A Qalibaf signature carries the political weight of the Iranian Parliament’s hardline majority, the constituency most likely to reject a deal it had not approved through a domestic channel. Qalibaf has served as a Revolutionary Guards commander, mayor of Tehran, and a perennial conservative candidate; his presence at the ceremony binds the parliamentary leadership to the document in a way an Araghchi signature would not. It does not, by itself, resolve the supreme-leader-authorisation question the desk has been tracking. Khamenei’s office has not, as of Tuesday’s close, published a written endorsement of the accord.

On the US side, sending Vance rather than Secretary of State Marco Rubio or President Trump matches the White House framing of the instrument as a framework memorandum rather than a final settlement. A presidential signature would commit Trump personally to the document’s preamble and operative paragraphs; a vice-presidential signature preserves space for the substantive nuclear negotiations the administration has placed in the post-signing track.

What has not been confirmed

The Tehran Times report sources the signatory names to Takht Ravanchi alone. The US State Department has not, in published guidance, confirmed Vance as the US signatory. The White House has not issued a delegation read-out for the trip. The Swiss host government has not posted a protocol note naming either principal in its public order of business. The presence of a Pakistani principal at the ceremony, raised in the desk’s Pakistan signing-role piece, has not been clarified by any of the three governments.

The desk has not seen Iranian state media run a parallel announcement from the Supreme National Security Council or from Khamenei.ir endorsing Qalibaf as the signatory. The Tehran Times naming therefore stands as an executive-branch foreign-ministry announcement until either the security-council channel or the supreme-leader channel mirrors it.

Context

Qalibaf’s nomination follows two days in which the Iranian system spoke through narrow channels — a deputy foreign minister’s wire-grade comment, a foreign-ministry statement on Israeli strikes in Lebanon, a state-media framing of the asset-release figure — and did not produce a head-of-state-level statement on the accord. The pattern, traced through Day Two, now extends to the signatory question: Tehran has named a principal through the executive branch without the supreme-leader-level cover that ordinarily accompanies an instrument of state.

The US-side reading runs the other way. The administration announced the accord from the White House on Sunday at the presidential level, has used presidential rhetoric — including Tuesday’s “all hell” warning — to set the deterrent posture around the deal, and is now placing the signature at the vice-presidential level.
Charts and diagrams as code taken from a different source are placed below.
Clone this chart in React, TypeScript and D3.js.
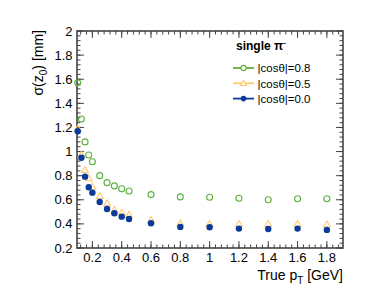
import * as d3 from "d3";

const pt = [0.1, 0.125, 0.15, 0.175, 0.2, 0.25, 0.3, 0.35, 0.4, 0.45, 0.6, 0.8, 1.0, 1.2, 1.4, 1.6, 1.8];
const cos08 = [1.57, 1.27, 1.08, 0.972, 0.915, 0.8, 0.742, 0.715, 0.692, 0.673, 0.643, 0.624, 0.621, 0.613, 0.6, 0.609, 0.609];
const cos05 = [1.19, 0.975, 0.847, 0.779, 0.709, 0.632, 0.571, 0.516, 0.493, 0.477, 0.433, 0.405, 0.4, 0.4, 0.4, 0.4, 0.395];
const cos00 = [1.168, 0.949, 0.792, 0.704, 0.659, 0.582, 0.524, 0.488, 0.46, 0.441, 0.405, 0.375, 0.372, 0.361, 0.358, 0.361, 0.35];

const xMajor = [0.2, 0.4, 0.6, 0.8, 1, 1.2, 1.4, 1.6, 1.8];
const xLabels = ["0.2", "0.4", "0.6", "0.8", "1", "1.2", "1.4", "1.6", "1.8"];
const yMajor = [0.2, 0.4, 0.6, 0.8, 1, 1.2, 1.4, 1.6, 1.8, 2];
const yLabels = ["0.2", "0.4", "0.6", "0.8", "1", "1.2", "1.4", "1.6", "1.8", "2"];

const GREEN = "#5cb23c";
const ORANGE = "#ffc870";
const BLUE = "#0a3a9a";
const FONT = "'Liberation Sans', Arial, Helvetica, sans-serif";

const W = 381;
const H = 303;
const m = { left: 77, right: 343, top: 31, bottom: 248 };

export default function App() {
  const x = d3.scaleLinear().domain([0.095, 1.91]).range([m.left, m.right]);
  const y = d3.scaleLinear().domain([0.2, 2]).range([m.bottom, m.top]);

  // minor ticks every 0.04
  const xMinor = d3.range(0, 50).map((i) => +(0.08 + i * 0.04).toFixed(3)).filter((v) => v > 0.095 && v < 1.91);
  const yMinor = d3.range(0, 46).map((i) => +(0.2 + i * 0.04).toFixed(3)).filter((v) => v >= 0.2 && v <= 2);

  const tri = (cx: number, cy: number, s = 3.4) =>
    `M${cx},${cy - s}L${cx + s},${cy + s * 0.75}L${cx - s},${cy + s * 0.75}Z`;

  const ax = "#444";

  return (
    <svg width={W} height={H} style={{ position: "absolute", left: 0, top: 0 }} fontFamily={FONT}>
      <rect width={W} height={H} fill="white" />

      {/* ticks */}
      <g stroke={ax} strokeWidth={1}>
        {xMinor.map((v) => (
          <g key={"xm" + v}>
            <line x1={x(v)} x2={x(v)} y1={m.bottom} y2={m.bottom - 3.5} />
            <line x1={x(v)} x2={x(v)} y1={m.top} y2={m.top + 3.5} />
          </g>
        ))}
        {xMajor.map((v) => (
          <g key={"xM" + v}>
            <line x1={x(v)} x2={x(v)} y1={m.bottom} y2={m.bottom - 7} />
            <line x1={x(v)} x2={x(v)} y1={m.top} y2={m.top + 7} />
          </g>
        ))}
        {yMinor.map((v) => (
          <g key={"ym" + v}>
            <line x1={m.left} x2={m.left + 3.5} y1={y(v)} y2={y(v)} />
            <line x1={m.right} x2={m.right - 3.5} y1={y(v)} y2={y(v)} />
          </g>
        ))}
        {yMajor.map((v) => (
          <g key={"yM" + v}>
            <line x1={m.left} x2={m.left + 7} y1={y(v)} y2={y(v)} />
            <line x1={m.right} x2={m.right - 7} y1={y(v)} y2={y(v)} />
          </g>
        ))}
      </g>

      <rect
        x={m.left}
        y={m.top}
        width={m.right - m.left}
        height={m.bottom - m.top}
        fill="none"
        stroke={ax}
        strokeWidth={1.6}
      />

      {/* tick labels */}
      <g fontSize={13} fill="#000">
        {xMajor.map((v, i) => (
          <text key={"xl" + v} x={x(v)} y={262} textAnchor="middle">
            {xLabels[i]}
          </text>
        ))}
        {yMajor.map((v, i) => (
          <text key={"yl" + v} x={72.5} y={y(v) + 4.6} textAnchor="end">
            {yLabels[i]}
          </text>
        ))}
      </g>

      {/* axis titles */}
      <text x={343} y={280} textAnchor="end" fontSize={14}>
        True p<tspan dy={3.5} fontSize={10}>T</tspan>
        <tspan dy={-3.5}> [GeV]</tspan>
      </text>
      <text transform="translate(43,30) rotate(-90)" textAnchor="end" fontSize={14}>
        σ(z<tspan dy={3.5} fontSize={10}>0</tspan>
        <tspan dy={-3.5}>) [mm]</tspan>
      </text>

      {/* data */}
      {pt.map((p, i) => (
        <circle key={"g" + i} cx={x(p)} cy={y(cos08[i])} r={3} fill="none" stroke={GREEN} strokeWidth={1.1} />
      ))}
      {pt.map((p, i) => (
        <path key={"o" + i} d={tri(x(p), y(cos05[i]))} fill="none" stroke={ORANGE} strokeWidth={1.1} />
      ))}
      {pt.map((p, i) => (
        <circle key={"b" + i} cx={x(p)} cy={y(cos00[i])} r={3.2} fill={BLUE} />
      ))}

      {/* legend */}
      <text x={236} y={50} fontSize={12} fontWeight="bold">
        single π<tspan dy={-5} fontSize={8}>-</tspan>
      </text>
      {[
        { label: "|cosθ|=0.8", color: GREEN, kind: "open" },
        { label: "|cosθ|=0.5", color: ORANGE, kind: "tri" },
        { label: "|cosθ|=0.0", color: BLUE, kind: "full" },
      ].map((e, i) => {
        const ly = 68 + i * 15.3;
        return (
          <g key={e.label}>
            <line x1={233} x2={254} y1={ly} y2={ly} stroke={e.color} strokeWidth={1.8} />
            {e.kind === "open" && <circle cx={243.5} cy={ly} r={2.6} fill="white" stroke={e.color} strokeWidth={1.1} />}
            {e.kind === "tri" && <path d={tri(243.5, ly, 3)} fill="white" stroke={e.color} strokeWidth={1.1} />}
            {e.kind === "full" && <circle cx={243.5} cy={ly} r={2.8} fill={e.color} />}
            <text x={257.5} y={ly + 4.2} fontSize={11.5}>
              {e.label}
            </text>
          </g>
        );
      })}
    </svg>
  );
}
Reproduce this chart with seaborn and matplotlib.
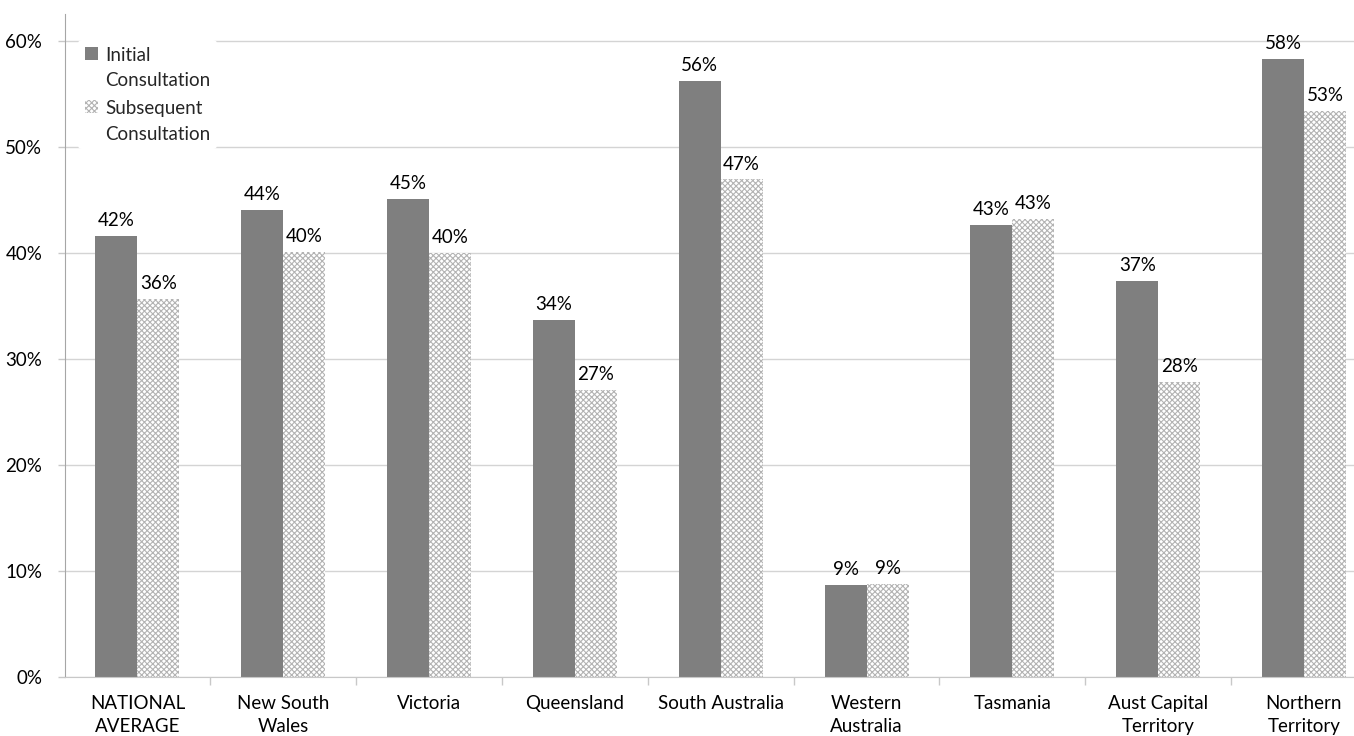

The asymmetry is structural: the US side is using the president’s voice and the vice president’s pen; the Iranian side is using a deputy foreign minister’s voice and a parliament speaker’s pen.

What to watch

  1. Whether the US State Department, White House, or Vance’s office confirms the vice president’s attendance and signing role in a published statement before Friday.
  2. Whether Khamenei.ir, the Iranian Supreme National Security Council, or the Iranian presidency mirrors Tehran Times in formally designating Qalibaf as the signatory.
  3. Whether the Swiss host government posts a protocol note naming both principals, and whether that note includes a third-state principal in the order of business.
  4. Whether the Bloomberg-reported draft text of the memorandum bears the names of Qalibaf and Vance in its signature block when the final document is published alongside the ceremony.